Six months ago, Miss Midler decided to be her own manager. It’s a lot of work but she calls herself a work-a-holic.

“It’s great, not having a manager. It might not always be. For the time being it is wonderful. When it isn’t pleasant any more I’ll find someone else.”

This summer she finished a new album, her sixth for Atlantic, “Thighs and Whispers.” It’ll ‘ be released in November.

“It is pretty jolly,” she says. “It’s got a good deal of disco music on it. The form lends itself to lot of theatricality and big arrangements and Arif Mardin is a brilliant arranger. There are songs on it that caught my ear a few months ago, some ballads, mostly rhythm ‘n’ blues ballads. There’s James Taylor’s song ‘MillWorker.’

There is the 1930s song, ‘Big Noise from Winnetka.’ Arif had Bob Haggart, who was one of the writers of that song, play bass. It turned out great.

“I used to do songs of that period a lot. they kept shoving me into that, and I didn’t want to go. Now I’m back to loving songs of the period again. I was getting stuck in this nostalgia act business, and I didn’t want to do that.

I’m well out of worrying about it now. I figure as long as it’s good music, who cares?”

Miss Midler’s recent hit single, “Married Men,” will be on the new album. So will “Hurricane,” a disco song she wrote with Kerber. “I think this is a good album,” she says, “the best I’ve made in a long time. I’m happy with the way it sounds and the way I sound. I love the charts. It’s very light-hearted and giddy. I don’t think I’ve ever been happier with a record.”
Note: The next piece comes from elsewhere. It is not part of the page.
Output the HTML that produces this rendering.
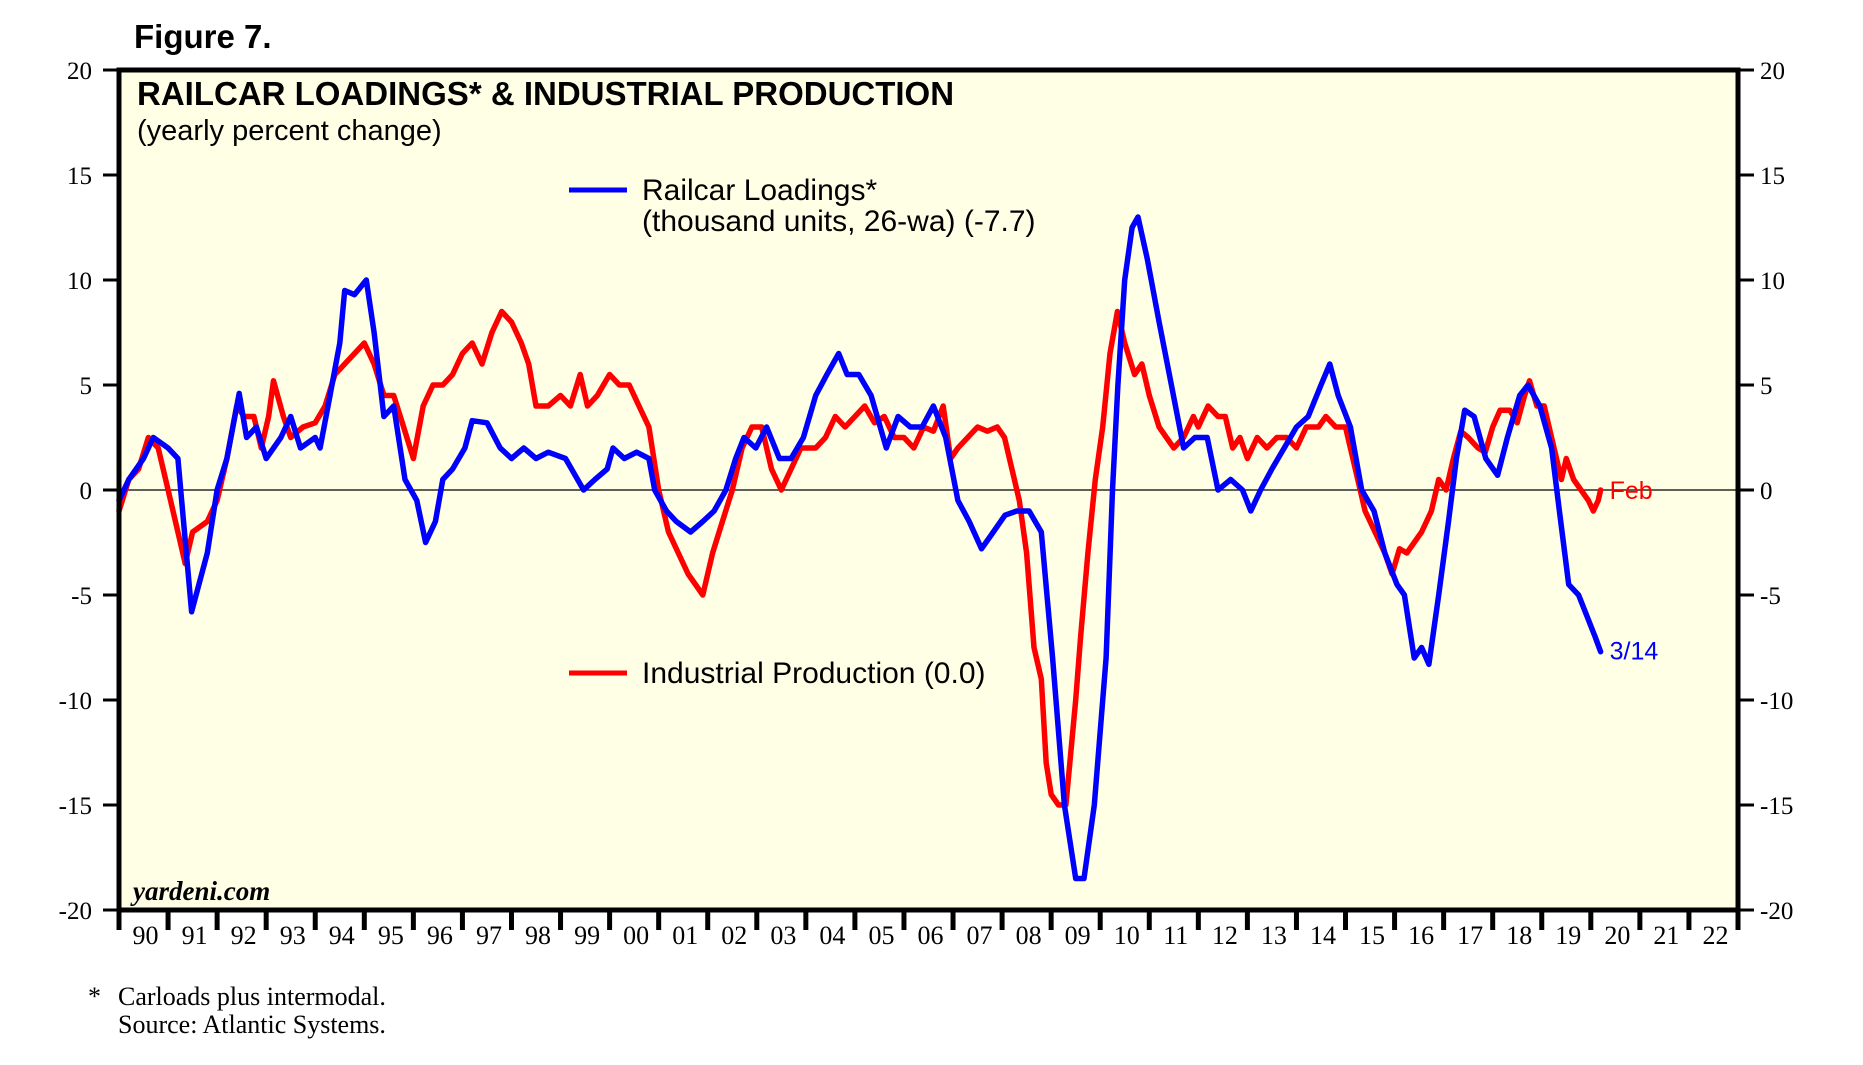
<!DOCTYPE html>
<html><head><meta charset="utf-8"><style>
html,body{margin:0;padding:0;background:#fff;}
svg{display:block;}
.serif{font-family:"Liberation Serif",serif;}
.sans{font-family:"Liberation Sans",sans-serif;}
</style></head><body>
<svg id="chart" width="1863" height="1065" viewBox="0 0 1863 1065" xmlns="http://www.w3.org/2000/svg">
<text class="sans" x="134" y="48" font-size="33" font-weight="bold">Figure 7.</text>
<rect x="119" y="70" width="1619" height="840" fill="#ffffe6"/>
<g id="axes"></g>
<g id="series"></g>
<rect x="119" y="70" width="1619" height="840" fill="none" stroke="#000" stroke-width="5"/>
<text class="sans" x="137" y="105" font-size="33" font-weight="bold">RAILCAR LOADINGS* &amp; INDUSTRIAL PRODUCTION</text>
<text class="sans" x="137" y="140" font-size="29">(yearly percent change)</text>
<line x1="569" y1="190" x2="627" y2="190" stroke="#0000ff" stroke-width="5"/>
<text class="sans" x="642" y="200" font-size="30">Railcar Loadings*</text>
<text class="sans" x="642" y="231" font-size="30">(thousand units, 26-wa) (-7.7)</text>
<line x1="569" y1="673" x2="627" y2="673" stroke="#ff0000" stroke-width="5"/>
<text class="sans" x="642" y="683" font-size="30">Industrial Production (0.0)</text>
<text class="serif" x="133" y="900" font-size="27" font-weight="bold" font-style="italic">yardeni.com</text>
<text class="serif" x="88" y="1005" font-size="26">*</text>
<text class="serif" x="118" y="1005" font-size="26">Carloads plus intermodal.</text>
<text class="serif" x="118" y="1033" font-size="26">Source: Atlantic Systems.</text>
</svg>
<script>
const yTicks=[20,15,10,5,0,-5,-10,-15,-20];
const yearLabels=["90","91","92","93","94","95","96","97","98","99","00","01","02","03","04","05","06","07","08","09","10","11","12","13","14","15","16","17","18","19","20","21","22"];
const railT=[1990.0,1990.2,1990.5,1990.7,1991.0,1991.2,1991.48,1991.8,1992.0,1992.2,1992.45,1992.6,1992.8,1993.0,1993.3,1993.5,1993.7,1994.0,1994.1,1994.3,1994.5,1994.6,1994.8,1995.04,1995.2,1995.4,1995.6,1995.83,1996.07,1996.25,1996.45,1996.6,1996.8,1997.05,1997.2,1997.5,1997.77,1998.0,1998.25,1998.5,1998.75,1999.1,1999.47,1999.7,1999.95,2000.07,2000.3,2000.55,2000.8,2000.92,2001.16,2001.36,2001.65,2001.9,2002.13,2002.37,2002.57,2002.74,2002.98,2003.2,2003.46,2003.7,2003.95,2004.2,2004.43,2004.67,2004.84,2005.08,2005.33,2005.64,2005.88,2006.13,2006.37,2006.6,2006.85,2007.1,2007.33,2007.58,2007.82,2008.06,2008.3,2008.55,2008.8,2009.03,2009.27,2009.5,2009.67,2009.88,2010.12,2010.25,2010.36,2010.5,2010.65,2010.77,2010.96,2011.2,2011.45,2011.7,2011.93,2012.18,2012.4,2012.66,2012.9,2013.07,2013.27,2013.5,2013.75,2014.0,2014.24,2014.5,2014.68,2014.85,2015.1,2015.33,2015.58,2015.8,2016.05,2016.2,2016.4,2016.55,2016.7,2016.9,2017.1,2017.26,2017.43,2017.62,2017.86,2018.1,2018.3,2018.55,2018.72,2018.96,2019.2,2019.36,2019.55,2019.75,2019.92,2020.09,2020.2];
const railV=[-0.5,0.5,1.5,2.5,2,1.5,-5.8,-3,0,1.5,4.6,2.5,3,1.5,2.5,3.5,2,2.5,2,4.5,7,9.5,9.3,10,7.5,3.5,4,0.5,-0.5,-2.5,-1.5,0.5,1,2,3.3,3.2,2,1.5,2,1.5,1.8,1.5,0,0.5,1,2,1.5,1.8,1.5,0,-1,-1.5,-2,-1.5,-1,0,1.5,2.5,2,3,1.5,1.5,2.5,4.5,5.5,6.5,5.5,5.5,4.5,2,3.5,3,3,4,2.5,-0.5,-1.5,-2.8,-2,-1.2,-1,-1,-2,-8,-15,-18.5,-18.5,-15,-8,0,5,10,12.5,13,11,8,5,2,2.5,2.5,0,0.5,0,-1,0,1,2,3,3.5,5,6,4.5,3,0,-1,-3,-4.5,-5,-8,-7.5,-8.3,-5,-1.5,1.5,3.8,3.5,1.5,0.7,2.5,4.5,5,4,2,-1,-4.5,-5,-6,-7,-7.7];
const ipT=[1990.0,1990.2,1990.4,1990.6,1990.8,1991.0,1991.2,1991.35,1991.5,1991.8,1992.0,1992.2,1992.4,1992.55,1992.75,1992.9,1993.05,1993.15,1993.35,1993.5,1993.75,1994.0,1994.2,1994.4,1994.6,1994.8,1995.0,1995.2,1995.4,1995.6,1995.8,1996.0,1996.2,1996.4,1996.6,1996.8,1997.0,1997.2,1997.4,1997.6,1997.8,1998.0,1998.2,1998.35,1998.5,1998.75,1999.0,1999.2,1999.4,1999.55,1999.75,2000.0,2000.2,2000.4,2000.6,2000.8,2001.0,2001.2,2001.4,2001.6,2001.75,2001.9,2002.1,2002.3,2002.5,2002.7,2002.9,2003.1,2003.3,2003.5,2003.7,2003.9,2004.2,2004.4,2004.6,2004.8,2005.0,2005.2,2005.4,2005.6,2005.8,2006.0,2006.2,2006.4,2006.6,2006.8,2006.95,2007.1,2007.3,2007.5,2007.7,2007.9,2008.05,2008.2,2008.35,2008.5,2008.65,2008.8,2008.9,2009.0,2009.15,2009.3,2009.5,2009.6,2009.75,2009.9,2010.05,2010.2,2010.35,2010.5,2010.7,2010.85,2011.0,2011.2,2011.35,2011.5,2011.7,2011.9,2012.0,2012.2,2012.4,2012.55,2012.7,2012.85,2013.0,2013.2,2013.4,2013.6,2013.8,2014.0,2014.2,2014.45,2014.6,2014.8,2015.0,2015.2,2015.4,2015.6,2015.8,2015.95,2016.1,2016.25,2016.4,2016.55,2016.75,2016.9,2017.05,2017.2,2017.35,2017.5,2017.7,2017.85,2018.0,2018.15,2018.35,2018.5,2018.65,2018.75,2018.9,2019.05,2019.15,2019.3,2019.4,2019.5,2019.65,2019.8,2019.95,2020.05,2020.15,2020.2];
const ipV=[-1,0.5,1,2.5,2,0,-2,-3.5,-2,-1.5,-0.5,1.5,4,3.5,3.5,2,3.5,5.2,3.5,2.5,3,3.2,4,5.5,6,6.5,7,6,4.5,4.5,3,1.5,4,5,5,5.5,6.5,7,6,7.5,8.5,8,7,6,4,4,4.5,4,5.5,4,4.5,5.5,5,5,4,3,0,-2,-3,-4,-4.5,-5,-3,-1.5,0,2,3,3,1,0,1,2,2,2.5,3.5,3,3.5,4,3.2,3.5,2.5,2.5,2,3,2.8,4,1.5,2,2.5,3,2.8,3,2.5,1,-0.5,-3,-7.5,-9,-13,-14.5,-15,-15,-10,-7,-3,0.5,3,6.5,8.5,7,5.5,6,4.5,3,2.5,2,2.5,3.5,3,4,3.5,3.5,2,2.5,1.5,2.5,2,2.5,2.5,2,3,3,3.5,3,3,1,-1,-2,-3,-4,-2.8,-3,-2.5,-2,-1,0.5,0,1.5,2.8,2.5,2,1.8,3,3.8,3.8,3.2,4.5,5.2,4,4,3,1.5,0.5,1.5,0.5,0,-0.5,-1,-0.5,0];

const NS="http://www.w3.org/2000/svg";
const L=119,R=1738,T=70,B=910,Y0=1990,Y1=2023;
function xs(t){return L+(t-Y0)/(Y1-Y0)*(R-L);}
function ys(v){return T+(20-v)/40*(B-T);}
function mk(tag,attrs,parent,txt){const e=document.createElementNS(NS,tag);for(const k in attrs)e.setAttribute(k,attrs[k]);if(txt!==undefined)e.textContent=txt;parent.appendChild(e);return e;}
const axes=document.getElementById('axes'),ser=document.getElementById('series');
yTicks.forEach(v=>{
  const y=ys(v);
  const a=mk('line',{x1:L-16,x2:L,y1:y,y2:y,stroke:'#000','stroke-width':3},axes);
  
  
  const b=mk('line',{x1:R,x2:R+16,y1:y,y2:y,stroke:'#000','stroke-width':3},axes);
  
  
  const t1=mk('text',{x:92,y:y+9,'text-anchor':'end','font-size':25,class:'serif'},axes,String(v));
  
  
  const t2=mk('text',{x:1760,y:y+9,'font-size':25,class:'serif'},axes,String(v));
  
  
});
const zl=mk('line',{x1:L,x2:R,y1:ys(0),y2:ys(0),stroke:'#000','stroke-width':1.2},axes);


yearLabels.forEach((lab,i)=>{
  const x=xs(Y0+i);
  const tk=mk('line',{x1:x,x2:x,y1:B,y2:B+20,stroke:'#000','stroke-width':5},axes);
  
  
  const tx=mk('text',{x:xs(Y0+i+0.5)+2,y:944,'text-anchor':'middle','font-size':26,class:'serif'},axes,lab);
  
  
});
const tkEnd=mk('line',{x1:R,x2:R,y1:B,y2:B+20,stroke:'#000','stroke-width':5},axes);


function path(T_,V_,color,name){
  const d=T_.map((t,i)=>(i?'L':'M')+xs(t).toFixed(1)+' '+ys(V_[i]).toFixed(1)).join(' ');
  const p=mk('path',{d:d,fill:'none',stroke:color,'stroke-width':5.5,'stroke-linejoin':'round','stroke-linecap':'round'},ser);
  
  
}
path(ipT,ipV,'#ff0000','industrial-production-line');
path(railT,railV,'#0000ff','railcar-loadings-line');
const e1=mk('text',{x:xs(ipT[ipT.length-1])+9,y:ys(ipV[ipV.length-1])+9,'font-size':25,fill:'#ff0000',class:'sans'},ser,'Feb');


const e2=mk('text',{x:xs(railT[railT.length-1])+9,y:ys(railV[railV.length-1])+8,'font-size':25,fill:'#0000ff',class:'sans'},ser,'3/14');


</script>
</body></html>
Her best selling LP was “The Divine Miss M,” when her image was vivacious camp, dressing like the 1930s and ’40s, singing songs of those decades, in her liveappearances including some brash “dishing” in her monologues. Then the public gaze moved away from the young performer who described herself “trash with flash.”

“When I got to the third album, I was in a pretty bad way,” Miss Middler says. “I was fairly depressed about the whole thing. I went off in a different direction. I think I’m back on the right track now.

“Actually, that album, ‘Songs for the New Depression,’ had some wonderful songs on it. It was a gentle, whimsical, rather than camp album. I didn’t want to be screaming and high camp, so I calmed myself down a bit on the third album.

“I thought everybody would understand what I was doing. Unfortunately, I was terrifically mistaken.”

All careers have their peaks and valleys, Miss Midler says, and what you do about that is keep working.

“At present I’m in a very good frame of mind, looking forward to the ’80s. I don’t think I’ve ever been happier.”

“I’ve kind of made my peace with my camp image,” she says. “It bothered me for a long time. I didn’t want to get thrown into a corner marked camp, so I fought against it.”

“But now I see that it has a certain value. There are camp things on the new album. Camp doesn’t embarrass me now. If people like it, well, we should all enjoy ourselves.”

Last summer Miss Midler finished shooting the leading role in “The Rose,” a film about a rock star which will be released in November.

“Originally it was a fictionalized biography of Janis Joplin,” she said, “and I wasn’t interested. I didn’t think I could impersonate Janis, and I didn’t think there was anybody around who could.”

“Still, I liked the idea of singing rock ‘n’ roll and the idea of the range of emotions the character was allowed to play. They kept redrafting the script and it got less and less Janis, and I thought it got better. My manager at the time said I should do it.”

Now, will Miss Midler make a lot of films? “I think I’m going to start making a lot of albums and never make another film,” she predicts.

“It’s seven years since the first album; I figure after seven years of lean it’s time for the fat to come rolling in.”

“I wouldn’t say they were beating down my door with movie scripts. There are people who are interested in working with me. But they’re not beating a path exactly. They’re treading quietly.”